The second problem is related to the first: this section ignores the history of the conservative movement, and its impact in establishing and empowering economic fundamentalists.  At times this side-step seems almost convoluted and intentional, as though the phenomenon of business interests coalescing around a set of shared fundamentalist goals is merely a bizarre accident of such factors as peer pressure.  In fact, there has been an extraordinarily well-organized effort to unite business lobbies against progressive goals and around economically fundamentalist ones. The Powell memo lays out the plan for that effort in pretty good detail, and the conservative movement followed that plan almost to the letter over the past thirty or forty years.
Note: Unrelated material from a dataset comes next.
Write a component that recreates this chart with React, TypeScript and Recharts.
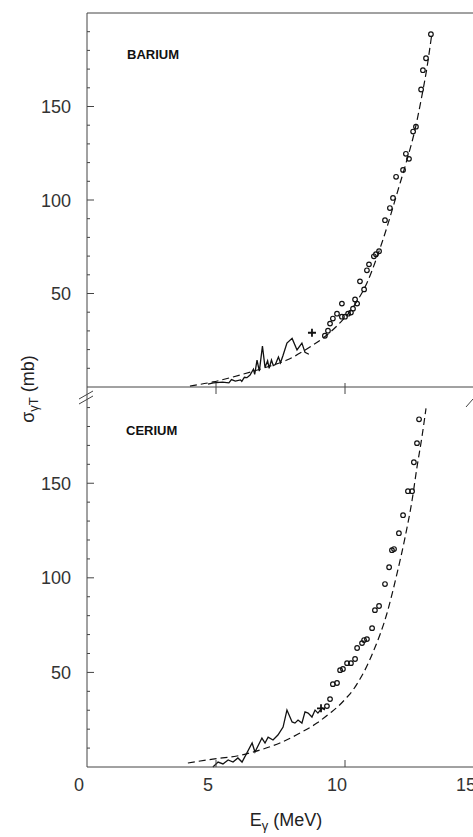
import React from 'react';
import { ComposedChart, Line, Scatter, XAxis, YAxis } from 'recharts';

// [E_gamma (MeV), sigma (mb)]
const bariumCircles = [
  [9.22, 27.4], [9.34, 30.1], [9.42, 33.9], [9.53, 36.6], [9.69, 39.2], [9.88, 37.6],
  [9.88, 44.6], [10.0, 37.6], [10.12, 39.2], [10.23, 39.8], [10.31, 41.9], [10.39, 46.8],
  [10.47, 44.6], [10.58, 56.5], [10.74, 52.2], [10.85, 62.4], [10.93, 65.6], [11.12, 69.9],
  [11.2, 71.0], [11.32, 72.6], [11.55, 89.2], [11.74, 95.7], [11.86, 101.1], [11.98, 112.4],
  [12.25, 116.1], [12.36, 124.7], [12.48, 122.0], [12.64, 136.6], [12.75, 139.2],
  [12.95, 159.1], [13.02, 169.4], [13.14, 175.8], [13.33, 188.7],
];
const bariumDashed = [
  [3.99, 0.5], [4.88, 2.7], [5.93, 6.4], [6.98, 10.7], [7.75, 14.4], [8.64, 21.4],
  [9.3, 27.8], [9.92, 36.0], [10.2, 40.5], [10.47, 46.0], [10.85, 55.6], [11.24, 69.5],
  [11.63, 85.6], [12.02, 103.7], [12.4, 121.4], [12.71, 137.4], [12.95, 153.5],
  [13.18, 171.1], [13.37, 189.3],
];
const bariumSolid = [
  [4.69, 1.5], [4.9, 2.2], [5.25, 2.6], [5.5, 2.2], [5.6, 4.0], [5.75, 3.2], [5.95, 3.8],
  [6.0, 3.0], [6.1, 5.2], [6.2, 5.0], [6.32, 6.4], [6.45, 9.5], [6.5, 6.8], [6.59, 14.4],
  [6.68, 8.5], [6.8, 21.9], [6.9, 10.5], [7.0, 14.0], [7.06, 10.0], [7.15, 14.4], [7.22, 11.5],
  [7.3, 12.0], [7.42, 16.0], [7.5, 13.0], [7.6, 17.0], [7.75, 23.5], [7.95, 26.0],
  [8.14, 19.8], [8.33, 23.5], [8.45, 18.5], [8.6, 17.5],
];
const bariumCross = [[8.72, 29.0]];

const ceriumCircles = [
  [9.3, 32.2], [9.42, 35.9], [9.53, 43.8], [9.69, 44.4], [9.81, 51.2], [9.92, 51.8],
  [10.08, 54.9], [10.23, 54.9], [10.39, 57.1], [10.47, 62.9], [10.66, 65.5], [10.74, 67.1],
  [10.85, 67.6], [11.05, 73.4], [11.16, 82.9], [11.32, 85.1], [11.55, 96.7], [11.71, 105.6],
  [11.82, 114.6], [11.9, 115.2], [12.09, 123.6], [12.25, 133.1], [12.44, 145.8],
  [12.6, 145.8], [12.67, 161.1], [12.79, 171.2], [12.87, 183.8],
];
const ceriumDashed = [
  [3.91, 2.1], [4.88, 4.2], [5.81, 5.8], [6.71, 9.0], [7.48, 12.7], [8.26, 18.0],
  [8.91, 23.2], [9.42, 28.5], [9.73, 32.0], [10.05, 36.5], [10.3, 40.5], [10.58, 46.5],
  [10.8, 52.0], [11.09, 60.8], [11.63, 81.4], [12.02, 102.5], [12.33, 121.5], [12.6, 141.0],
  [12.79, 158.5], [12.98, 174.3], [13.14, 189.6],
];
const ceriumSolid = [
  [4.88, 0], [5.08, 2.6], [5.27, 1.6], [5.47, 3.7], [5.66, 2.6], [5.85, 4.8], [6.01, 2.6],
  [6.4, 12.7], [6.51, 7.9], [6.78, 15.3], [6.9, 12.7], [7.02, 15.8], [7.21, 14.3],
  [7.4, 16.9], [7.6, 21.1], [7.75, 30.1], [7.95, 23.8], [8.06, 23.2], [8.18, 24.8],
  [8.33, 23.2], [8.45, 29.1], [8.57, 28.5], [8.72, 26.4], [8.84, 30.1], [8.95, 28.5],
  [9.11, 31.2], [9.22, 30.1],
];
const ceriumCross = [[9.07, 31.0]];

const yTicks = [10, 20, 30, 40, 50, 60, 70, 80, 90, 100, 110, 120, 130, 140, 150, 160, 170, 180, 190];
const yLabelled = [50, 100, 150];
const xTicks = [0, 5, 10, 15];
const xInnerTicks = [5, 10];

const toPts = (arr: number[][]) => arr.map(([e, s]) => ({ e, s }));

const PLOT_LEFT = 87;
const PLOT_RIGHT = 474;
const INK = '#111';
const AXIS = '#444';
const FONT = '"Liberation Sans", Arial, sans-serif';

const LeftTick = (props: any) => {
  const { y, payload } = props;
  const v = payload.value;
  const major = yLabelled.includes(v);
  return (
    <g>
      <line x1={PLOT_LEFT} x2={PLOT_LEFT + (major ? 7 : 3)} y1={y} y2={y} stroke={AXIS} />
      {major && (
        <text x={71} y={y} dy={6.5} textAnchor="end" fontSize={18} fill="#333" fontFamily={FONT}>
          {v}
        </text>
      )}
    </g>
  );
};

const RightTick = (props: any) => {
  const { y, payload } = props;
  const major = yLabelled.includes(payload.value);
  return <line x1={PLOT_RIGHT} x2={PLOT_RIGHT - (major ? 6 : 2)} y1={y} y2={y} stroke={AXIS} />;
};

const makeXTick = (baseY: number, cross: boolean) => (props: any) => {
  const { x } = props;
  return <line x1={x} x2={x} y1={cross ? baseY - 4 : baseY} y2={baseY + 7} stroke={AXIS} />;
};

const BottomLabelTick = (props: any) => {
  const { x, payload } = props;
  const v = payload.value;
  return (
    <g>
      {(v === 5 || v === 10) && <line x1={x} x2={x} y1={367} y2={360} stroke={AXIS} />}
      <text x={x - 8} y={391} textAnchor="middle" fontSize={18} fill="#333" fontFamily={FONT}>
        {v}
      </text>
    </g>
  );
};

const OpenCircle = (props: any) => (
  <circle cx={props.cx} cy={props.cy} r={2.3} fill="none" stroke={INK} strokeWidth={1.2} />
);

const CrossMark = (props: any) => (
  <path
    d={`M${props.cx - 4},${props.cy}h8M${props.cx},${props.cy - 4}v8`}
    stroke={INK}
    strokeWidth={1.8}
  />
);

const Panel = ({
  height,
  top,
  yMax,
  circles,
  dashed,
  solid,
  cross,
  bottomLabels,
}: {
  height: number;
  top: number;
  yMax: number;
  circles: number[][];
  dashed: number[][];
  solid: number[][];
  cross: number[][];
  bottomLabels: boolean;
}) => (
  <div style={{ position: 'absolute', left: 0, top }}>
    <ComposedChart
      width={490}
      height={height}
      margin={{ top: bottomLabels ? 0 : 12, right: 15, bottom: bottomLabels ? 0 : 12, left: 0 }}
    >
      <XAxis
        xAxisId="b"
        dataKey="e"
        type="number"
        domain={[0, 15]}
        ticks={bottomLabels ? xTicks : xInnerTicks}
        interval={0}
        height={bottomLabels ? 70 : 1}
        stroke={AXIS}
        tickLine={false}
        tick={bottomLabels ? <BottomLabelTick /> : makeXTick(387, true)}
      />
      {!bottomLabels && (
        <XAxis
          xAxisId="t"
          orientation="top"
          type="number"
          domain={[0, 15]}
          ticks={xInnerTicks}
          interval={0}
          height={1}
          stroke={AXIS}
          tickLine={false}
          tick={makeXTick(13, false)}
        />
      )}
      <YAxis
        yAxisId="l"
        type="number"
        domain={[0, yMax]}
        ticks={yTicks}
        interval={0}
        width={87}
        stroke={AXIS}
        tickLine={false}
        tick={<LeftTick />}
      />
      <YAxis
        yAxisId="r"
        orientation="right"
        type="number"
        domain={[0, yMax]}
        ticks={yTicks}
        interval={0}
        width={1}
        stroke={AXIS}
        tickLine={false}
        tick={<RightTick />}
      />
      <Line
        xAxisId="b"
        yAxisId="l"
        data={toPts(dashed)}
        dataKey="s"
        type="monotone"
        stroke={INK}
        strokeWidth={1.2}
        strokeDasharray="7 4"
        dot={false}
        isAnimationActive={false}
      />
      <Line
        xAxisId="b"
        yAxisId="l"
        data={toPts(solid)}
        dataKey="s"
        type="linear"
        stroke={INK}
        strokeWidth={1.3}
        dot={false}
        isAnimationActive={false}
      />
      <Scatter
        xAxisId="b"
        yAxisId="l"
        data={toPts(circles)}
        dataKey="s"
        shape={<OpenCircle />}
        isAnimationActive={false}
      />
      <Scatter
        xAxisId="b"
        yAxisId="l"
        data={toPts(cross)}
        dataKey="s"
        shape={<CrossMark />}
        isAnimationActive={false}
      />
    </ComposedChart>
  </div>
);

const App: React.FC = () => {
  return (
    <div
      style={{
        position: 'absolute',
        left: 0,
        top: 0,
        width: 473,
        height: 837,
        overflow: 'hidden',
        background: '#fff',
      }}
    >
      <Panel
        height={400}
        top={0}
        yMax={200}
        circles={bariumCircles}
        dashed={bariumDashed}
        solid={bariumSolid}
        cross={bariumCross}
        bottomLabels={false}
      />
      <Panel
        height={437}
        top={400}
        yMax={194}
        circles={ceriumCircles}
        dashed={ceriumDashed}
        solid={ceriumSolid}
        cross={ceriumCross}
        bottomLabels={true}
      />
      <svg
        width={473}
        height={837}
        style={{ position: 'absolute', left: 0, top: 0, pointerEvents: 'none' }}
      >
        <line x1={PLOT_LEFT} x2={PLOT_LEFT} y1={387} y2={400} stroke={AXIS} />
        <line x1={79} x2={93} y1={399} y2={391} stroke={AXIS} />
        <line x1={79} x2={93} y1={404} y2={396} stroke={AXIS} />
        <line x1={466} x2={473} y1={407} y2={399} stroke={AXIS} />
        <text x={127} y={59} fontSize={13} fontWeight="bold" fill="#111" fontFamily={FONT}>
          BARIUM
        </text>
        <text x={126} y={435} fontSize={13} fontWeight="bold" fill="#111" fontFamily={FONT}>
          CERIUM
        </text>
        <text
          transform="translate(34,389) rotate(-90)"
          textAnchor="middle"
          fontSize={18}
          fill="#222"
          fontFamily={FONT}
        >
          <tspan>σ</tspan>
          <tspan dy={4} fontSize={13}>γT</tspan>
          <tspan dy={-4}> (mb)</tspan>
        </text>
        <text x={286} y={826} textAnchor="middle" fontSize={18} fill="#222" fontFamily={FONT}>
          <tspan>E</tspan>
          <tspan dy={4} fontSize={13}>γ</tspan>
          <tspan dy={-4}> (MeV)</tspan>
        </text>
      </svg>
    </div>
  );
};

export default App;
These problems are significant, because in the last section Goldstein suggests a political plan for implementing sustained environmental change.  Some parts of this last section are quite interesting and reflect Goldstein's long experience with sensible environmental regulation - in particular, there's a fascinating comparison of the strengths of weaknesses of regulatory tactics like cap-and-trade, cost-based incentives, and performance-based incentives.  But on the whole, the inability to grapple with political reality causes Goldstein's political strategy for change to fall flat.

Still, Saving Energy, Growing Jobs is an insightful and worthwhile read.  It goes far beyond the facts and figures about environmental regulation and economic growth.  It's a useful handbook for any critic of the market and of corporate behavior.